--- Start of Information shown ---

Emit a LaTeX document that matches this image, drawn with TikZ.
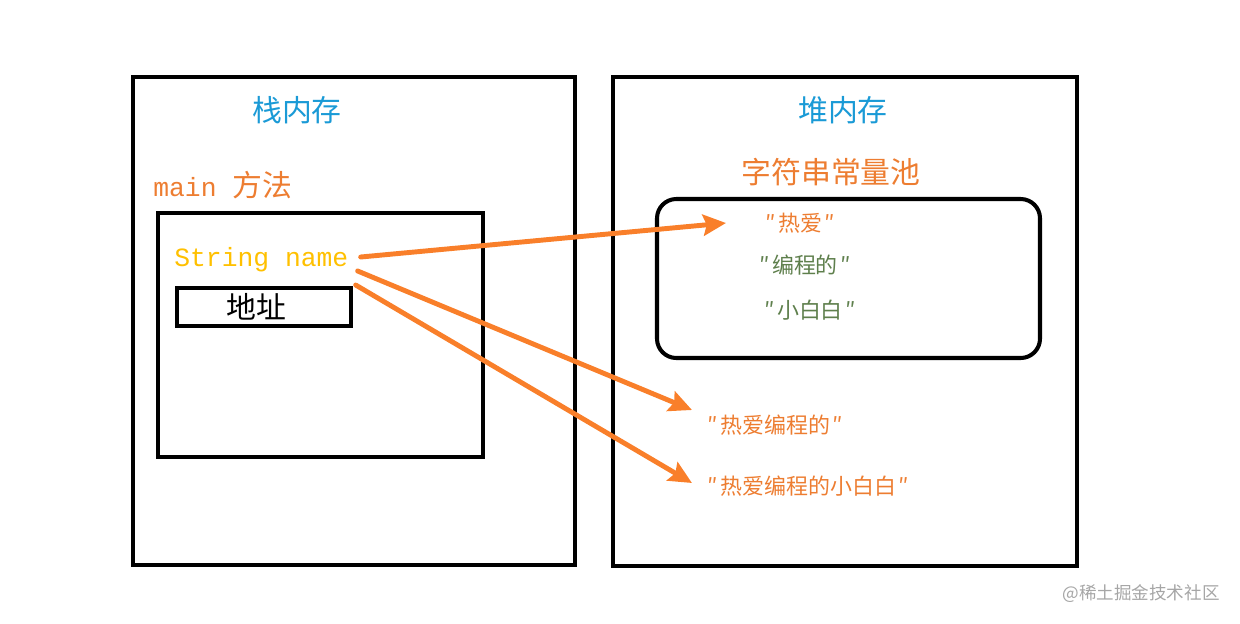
\documentclass[tikz,border=0pt]{standalone}
\usepackage{fontspec}
\setmainfont{Liberation Serif}
\setmonofont{Liberation Mono}
\newfontfamily\cjk{Noto Sans CJK SC}
\usetikzlibrary{arrows.meta}

\definecolor{memblue}{HTML}{1A9AD6}
\definecolor{strorange}{HTML}{ED7D31}
\definecolor{ptrorange}{HTML}{F97F2A}
\definecolor{vargold}{HTML}{FFC000}
\definecolor{poolgreen}{HTML}{5E7F4C}
\definecolor{markgray}{HTML}{A6A6A6}

\tikzset{
  area/.style={draw=black, line width=2.3pt},
  title/.style={font=\cjk\fontsize{17}{20}\selectfont, text=memblue},
  small/.style={font=\cjk\fontsize{12.5}{14}\selectfont},
  ptr/.style={draw=ptrorange, line width=2.8pt, line cap=round, -{Stealth[length=13pt,width=12pt,inset=2pt]}}
}
\newcommand{\qq}[1]{″\kern1.5pt#1\kern1.5pt″}

\begin{document}
\begin{tikzpicture}[x=0.02cm, y=-0.02cm, every node/.style={inner sep=0pt}]
	\useasboundingbox (0,0) rectangle (1240,623);
	% stack
	\draw[area] (133,77) rectangle (575,565);
	\node[title] (stack) at (297,110) {栈内存};
	\node[anchor=west, text=strorange, font=\fontsize{15}{18}\selectfont] (main) at (153,185) {\ttfamily main \cjk\fontsize{17}{20}\selectfont 方法};
	\draw[draw=black, line width=2pt] (158,213) rectangle (483,457);
	\node[anchor=west, text=vargold, font=\ttfamily\fontsize{15}{18}\selectfont] (strname) at (174,260) {String name};
	\node[draw, line width=2.3pt, minimum width=3.48cm, minimum height=0.76cm, font=\cjk\fontsize{17}{18}\selectfont] (addr) at (264,307) {\hspace*{-9pt}地址};
	% heap
	\draw[area] (613,77) rectangle (1077,566);
	\node[title] (heap) at (843,110) {堆内存};
	\node[title, text=strorange] (pool) at (831,172) {字符串常量池};
	\draw[area, rounded corners=11pt] (657,199) rectangle (1040,358);
	\node[small, text=strorange] (reai) at (800,223) {\qq{热爱}};
	\node[small, text=poolgreen] (bcd) at (805,265) {\qq{编程的}};
	\node[small, text=poolgreen] (xbb) at (810,310) {\qq{小白白}};
	\node[small, text=strorange, anchor=west] (reaibc) at (707,425) {\qq{热爱编程的}};
	\node[small, text=strorange, anchor=west] (reaixbb) at (707,486) {\qq{热爱编程的小白白}};
	% references
	\draw[ptr] ([shift={(12,-3)}]strname.east) -- ([xshift=-22]reai.west);
	\draw[ptr] ([shift={(9,11)}]strname.east) -- ([shift={(-15,-15)}]reaibc.west);
	\draw[ptr] ([shift={(7,25)}]strname.east) -- ([shift={(-15,-3)}]reaixbb.west);
	\node[text=markgray, font=\cjk\fontsize{10}{12}\selectfont] (mark) at (1141,594) {@稀土掘金技术社区};
\end{tikzpicture}
\end{document}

--- End of Information shown ---

* _Objective_:
Repeat all the data as it stands, dropping any images it holds.

* _Complete response_:
Emit a LaTeX document that matches this image, drawn with TikZ.
\documentclass[tikz,border=0pt]{standalone}
\usepackage{fontspec}
\setmainfont{Liberation Serif}
\setmonofont{Liberation Mono}
\newfontfamily\cjk{Noto Sans CJK SC}
\usetikzlibrary{arrows.meta}

\definecolor{memblue}{HTML}{1A9AD6}
\definecolor{strorange}{HTML}{ED7D31}
\definecolor{ptrorange}{HTML}{F97F2A}
\definecolor{vargold}{HTML}{FFC000}
\definecolor{poolgreen}{HTML}{5E7F4C}
\definecolor{markgray}{HTML}{A6A6A6}

\tikzset{
  area/.style={draw=black, line width=2.3pt},
  title/.style={font=\cjk\fontsize{17}{20}\selectfont, text=memblue},
  small/.style={font=\cjk\fontsize{12.5}{14}\selectfont},
  ptr/.style={draw=ptrorange, line width=2.8pt, line cap=round, -{Stealth[length=13pt,width=12pt,inset=2pt]}}
}
\newcommand{\qq}[1]{″\kern1.5pt#1\kern1.5pt″}

\begin{document}
\begin{tikzpicture}[x=0.02cm, y=-0.02cm, every node/.style={inner sep=0pt}]
	\useasboundingbox (0,0) rectangle (1240,623);
	% stack
	\draw[area] (133,77) rectangle (575,565);
	\node[title] (stack) at (297,110) {栈内存};
	\node[anchor=west, text=strorange, font=\fontsize{15}{18}\selectfont] (main) at (153,185) {\ttfamily main \cjk\fontsize{17}{20}\selectfont 方法};
	\draw[draw=black, line width=2pt] (158,213) rectangle (483,457);
	\node[anchor=west, text=vargold, font=\ttfamily\fontsize{15}{18}\selectfont] (strname) at (174,260) {String name};
	\node[draw, line width=2.3pt, minimum width=3.48cm, minimum height=0.76cm, font=\cjk\fontsize{17}{18}\selectfont] (addr) at (264,307) {\hspace*{-9pt}地址};
	% heap
	\draw[area] (613,77) rectangle (1077,566);
	\node[title] (heap) at (843,110) {堆内存};
	\node[title, text=strorange] (pool) at (831,172) {字符串常量池};
	\draw[area, rounded corners=11pt] (657,199) rectangle (1040,358);
	\node[small, text=strorange] (reai) at (800,223) {\qq{热爱}};
	\node[small, text=poolgreen] (bcd) at (805,265) {\qq{编程的}};
	\node[small, text=poolgreen] (xbb) at (810,310) {\qq{小白白}};
	\node[small, text=strorange, anchor=west] (reaibc) at (707,425) {\qq{热爱编程的}};
	\node[small, text=strorange, anchor=west] (reaixbb) at (707,486) {\qq{热爱编程的小白白}};
	% references
	\draw[ptr] ([shift={(12,-3)}]strname.east) -- ([xshift=-22]reai.west);
	\draw[ptr] ([shift={(9,11)}]strname.east) -- ([shift={(-15,-15)}]reaibc.west);
	\draw[ptr] ([shift={(7,25)}]strname.east) -- ([shift={(-15,-3)}]reaixbb.west);
	\node[text=markgray, font=\cjk\fontsize{10}{12}\selectfont] (mark) at (1141,594) {@稀土掘金技术社区};
\end{tikzpicture}
\end{document}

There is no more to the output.